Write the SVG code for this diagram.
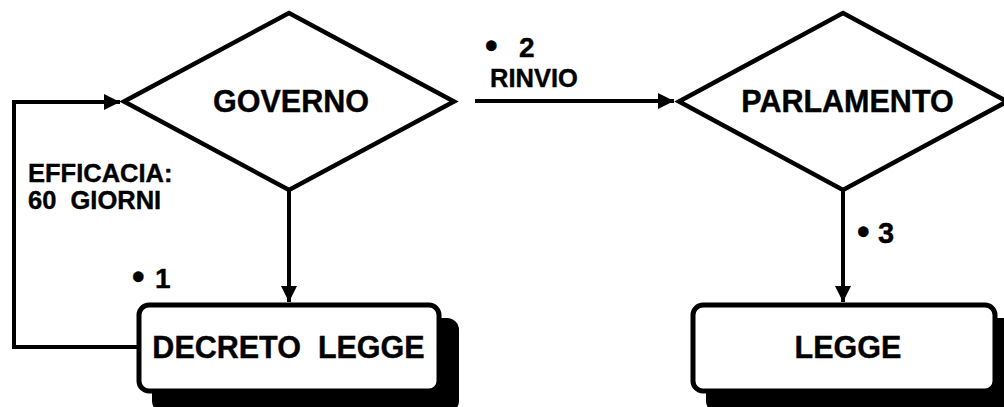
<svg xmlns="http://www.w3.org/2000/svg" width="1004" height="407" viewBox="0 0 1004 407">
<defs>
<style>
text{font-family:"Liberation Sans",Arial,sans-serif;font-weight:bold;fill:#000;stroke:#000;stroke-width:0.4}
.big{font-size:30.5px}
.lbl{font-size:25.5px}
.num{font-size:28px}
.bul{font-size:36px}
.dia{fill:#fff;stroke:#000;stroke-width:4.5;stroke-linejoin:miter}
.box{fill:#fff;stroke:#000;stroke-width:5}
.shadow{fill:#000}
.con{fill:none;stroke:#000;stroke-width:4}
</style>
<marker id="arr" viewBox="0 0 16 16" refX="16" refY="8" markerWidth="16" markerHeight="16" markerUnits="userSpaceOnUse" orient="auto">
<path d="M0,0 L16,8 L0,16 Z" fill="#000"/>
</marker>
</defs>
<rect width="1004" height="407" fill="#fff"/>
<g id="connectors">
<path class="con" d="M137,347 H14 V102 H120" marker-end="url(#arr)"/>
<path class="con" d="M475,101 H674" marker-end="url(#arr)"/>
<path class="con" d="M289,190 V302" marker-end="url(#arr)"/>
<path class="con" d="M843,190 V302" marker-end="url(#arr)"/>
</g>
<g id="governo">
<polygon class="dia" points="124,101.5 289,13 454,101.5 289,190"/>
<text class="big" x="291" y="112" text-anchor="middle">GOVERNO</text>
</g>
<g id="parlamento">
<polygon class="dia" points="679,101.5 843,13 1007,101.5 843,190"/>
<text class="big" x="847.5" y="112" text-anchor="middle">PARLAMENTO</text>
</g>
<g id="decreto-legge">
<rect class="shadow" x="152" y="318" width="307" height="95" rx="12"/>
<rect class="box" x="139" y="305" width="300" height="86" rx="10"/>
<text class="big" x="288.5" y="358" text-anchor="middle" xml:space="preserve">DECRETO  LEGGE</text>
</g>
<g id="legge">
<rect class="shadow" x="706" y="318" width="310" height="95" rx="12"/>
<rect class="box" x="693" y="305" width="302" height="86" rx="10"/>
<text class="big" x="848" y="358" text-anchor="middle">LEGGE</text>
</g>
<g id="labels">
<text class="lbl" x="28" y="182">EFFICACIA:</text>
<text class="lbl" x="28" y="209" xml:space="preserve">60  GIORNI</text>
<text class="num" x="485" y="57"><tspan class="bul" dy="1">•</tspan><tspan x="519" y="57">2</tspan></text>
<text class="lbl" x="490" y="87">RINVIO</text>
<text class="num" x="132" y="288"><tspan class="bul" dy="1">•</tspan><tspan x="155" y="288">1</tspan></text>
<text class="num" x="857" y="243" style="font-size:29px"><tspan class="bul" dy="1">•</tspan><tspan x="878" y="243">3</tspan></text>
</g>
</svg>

• _PROBLEM STATEMENT_:
Word for word, quote the full listing, omitting every picture.

• _RESULT_:
Write the SVG code for this diagram.
<svg xmlns="http://www.w3.org/2000/svg" width="1004" height="407" viewBox="0 0 1004 407">
<defs>
<style>
text{font-family:"Liberation Sans",Arial,sans-serif;font-weight:bold;fill:#000;stroke:#000;stroke-width:0.4}
.big{font-size:30.5px}
.lbl{font-size:25.5px}
.num{font-size:28px}
.bul{font-size:36px}
.dia{fill:#fff;stroke:#000;stroke-width:4.5;stroke-linejoin:miter}
.box{fill:#fff;stroke:#000;stroke-width:5}
.shadow{fill:#000}
.con{fill:none;stroke:#000;stroke-width:4}
</style>
<marker id="arr" viewBox="0 0 16 16" refX="16" refY="8" markerWidth="16" markerHeight="16" markerUnits="userSpaceOnUse" orient="auto">
<path d="M0,0 L16,8 L0,16 Z" fill="#000"/>
</marker>
</defs>
<rect width="1004" height="407" fill="#fff"/>
<g id="connectors">
<path class="con" d="M137,347 H14 V102 H120" marker-end="url(#arr)"/>
<path class="con" d="M475,101 H674" marker-end="url(#arr)"/>
<path class="con" d="M289,190 V302" marker-end="url(#arr)"/>
<path class="con" d="M843,190 V302" marker-end="url(#arr)"/>
</g>
<g id="governo">
<polygon class="dia" points="124,101.5 289,13 454,101.5 289,190"/>
<text class="big" x="291" y="112" text-anchor="middle">GOVERNO</text>
</g>
<g id="parlamento">
<polygon class="dia" points="679,101.5 843,13 1007,101.5 843,190"/>
<text class="big" x="847.5" y="112" text-anchor="middle">PARLAMENTO</text>
</g>
<g id="decreto-legge">
<rect class="shadow" x="152" y="318" width="307" height="95" rx="12"/>
<rect class="box" x="139" y="305" width="300" height="86" rx="10"/>
<text class="big" x="288.5" y="358" text-anchor="middle" xml:space="preserve">DECRETO  LEGGE</text>
</g>
<g id="legge">
<rect class="shadow" x="706" y="318" width="310" height="95" rx="12"/>
<rect class="box" x="693" y="305" width="302" height="86" rx="10"/>
<text class="big" x="848" y="358" text-anchor="middle">LEGGE</text>
</g>
<g id="labels">
<text class="lbl" x="28" y="182">EFFICACIA:</text>
<text class="lbl" x="28" y="209" xml:space="preserve">60  GIORNI</text>
<text class="num" x="485" y="57"><tspan class="bul" dy="1">•</tspan><tspan x="519" y="57">2</tspan></text>
<text class="lbl" x="490" y="87">RINVIO</text>
<text class="num" x="132" y="288"><tspan class="bul" dy="1">•</tspan><tspan x="155" y="288">1</tspan></text>
<text class="num" x="857" y="243" style="font-size:29px"><tspan class="bul" dy="1">•</tspan><tspan x="878" y="243">3</tspan></text>
</g>
</svg>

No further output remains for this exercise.